The last attack that we focus on is due to vulnerabilities in acoustic ranging. Girod et al. [6, 7] propose a robust acoustic ranging mechanism that cleverly exploits signal modulation. Specially, the system is composed by a transmitter and a receiver. The transmitter produces a distinct sound by modulating a sine sound-wave with some special PN code. After the transmitter plays this sound, the receiver detects the arrival time of this sound by searching for the first sharp peak in the cross-correlation function between this sound and the recorded signal. Using a known sound speed and the emission time, the distance travelling from the transmitter and the receiver can be computed.
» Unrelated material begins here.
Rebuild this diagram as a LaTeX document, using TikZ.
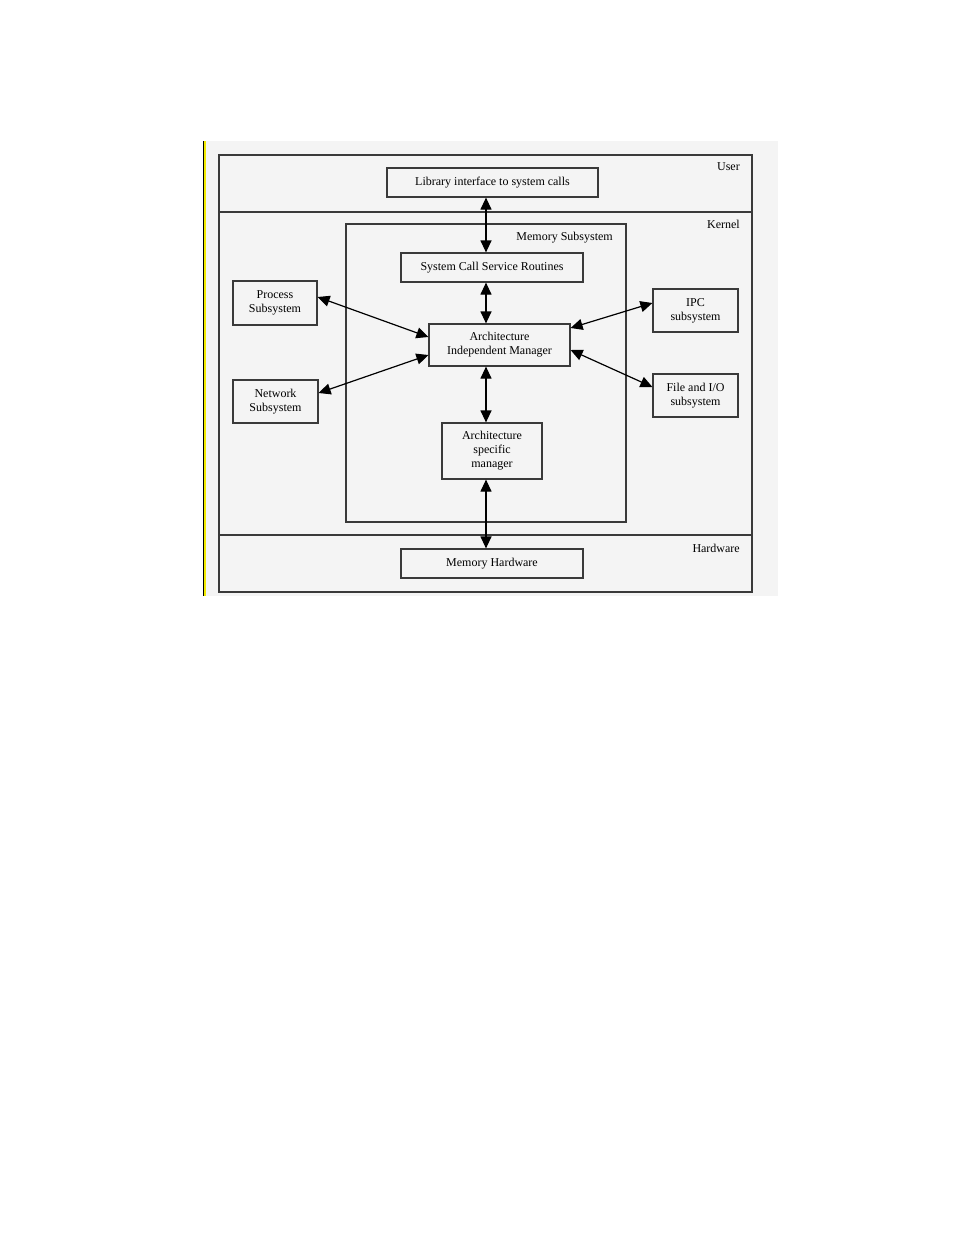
\documentclass[tikz,border=0pt]{standalone}
\usepackage{fontspec}
\setmainfont{Liberation Serif}
\usetikzlibrary{arrows.meta,calc}
\definecolor{bggray}{HTML}{F4F4F4}
\definecolor{linegray}{HTML}{3A3A3A}
\definecolor{sideyellow}{HTML}{F2EA00}
\begin{document}
\begin{tikzpicture}[x=1pt,y=-1pt,
  box/.style={draw=linegray,line width=1.2pt,rectangle,inner sep=0pt,align=center,
    font=\fontsize{12}{14}\selectfont},
  frame/.style={draw=linegray,line width=1.2pt},
  lbl/.style={inner sep=0pt,anchor=east,font=\fontsize{12}{14}\selectfont},
  link/.style={draw=black,line width=1.2pt,{Triangle[length=12pt,width=11pt]}-{Triangle[length=12pt,width=11pt]}}]
\useasboundingbox (0,0) rectangle (954,1235);
% page background
\fill[white] (0,0) rectangle (954,1235);
\fill[bggray] (204,141) rectangle (778,596);
\draw[black,line width=1pt] (203.5,141) -- (203.5,596);
\draw[sideyellow,line width=2pt] (205,141) -- (205,596);
% layers
\draw[frame] (219,155) rectangle (752,592);
\draw[frame] (219,212) -- (752,212);
\draw[frame] (219,535) -- (752,535);
\draw[frame] (346,224) rectangle (626,522);
% labels
\node[lbl] (user) at (740,167) {User};
\node[lbl] (kernel) at (740,224) {Kernel};
\node[lbl] (memsub) at (613,238) {Memory Subsystem};
\node[lbl] (hw) at (740,548) {Hardware};
% boxes
\node[box,minimum width=211pt,minimum height=29pt] (lib) at (492.5,182.5) {Library interface to system calls};
\node[box,minimum width=182pt,minimum height=29pt] (scsr) at (492,267.5) {System Call Service Routines};
\node[box,minimum width=141pt,minimum height=42pt] (aim) at (499.5,345) {Architecture\\Independent Manager};
\node[box,minimum width=100pt,minimum height=56pt] (asm) at (492,451) {Architecture\\specific\\manager};
\node[box,minimum width=182pt,minimum height=29pt] (mh) at (492,563.5) {Memory Hardware};
\node[box,minimum width=84pt,minimum height=44pt] (proc) at (275,303) {Process\\Subsystem};
\node[box,minimum width=85pt,minimum height=43pt] (net) at (275.5,401.5) {Network\\Subsystem};
\node[box,minimum width=85pt,minimum height=43pt] (ipc) at (695.5,310.5) {IPC\\subsystem};
\node[box,minimum width=85pt,minimum height=43pt] (fio) at (695.5,395.5) {File and I/O\\subsystem};
% connectors
\coordinate (ax) at (486,0);
\draw[link] (lib.south -| ax) -- (scsr.north -| ax);
\draw[link] (scsr.south -| ax) -- (aim.north -| ax);
\draw[link] (aim.south -| ax) -- (asm.north -| ax);
\draw[link] (asm.south -| ax) -- (mh.north -| ax);
\draw[link] ([yshift=6pt]proc.east) -- ([yshift=8pt]aim.west);
\draw[link] ([yshift=8.5pt]net.east) -- ([yshift=-10pt]aim.west);
\draw[link] ([yshift=17pt]aim.east) -- ([yshift=7.5pt]ipc.west);
\draw[link] ([yshift=-5pt]aim.east) -- ([yshift=8.5pt]fio.west);
\end{tikzpicture}
\end{document}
While their work can work very well even in very obstructed or noisy environments, they only consider the interference from background noises and reflections, and do not consider intentional interference from attackers.

7 Conclusion

Peer-assisted localization (PAL) through acoustic ranging could significantly improve the accuracy of WiFi localization. In this paper, we have studied the problem of robust PAL in the presence of dishonest peers and outside attackers. We first show that so long as the number of peers that can be embedded in the same plane according to their distance measurements exceeds some threshold, we can guarantee that none of them lies on these distances. We then present an algorithm based on this principle to identify peers having not cheated in the current localization, which can finish in polynomial time even in the worst case. We also present a robust acoustic ranging mechanism that leverages signal modulation to resist saturating interference from outside attackers. Extensive experiment on real smartphones have demonstrated that our countermeasures can greatly improve the robustness of peer-assisted localization.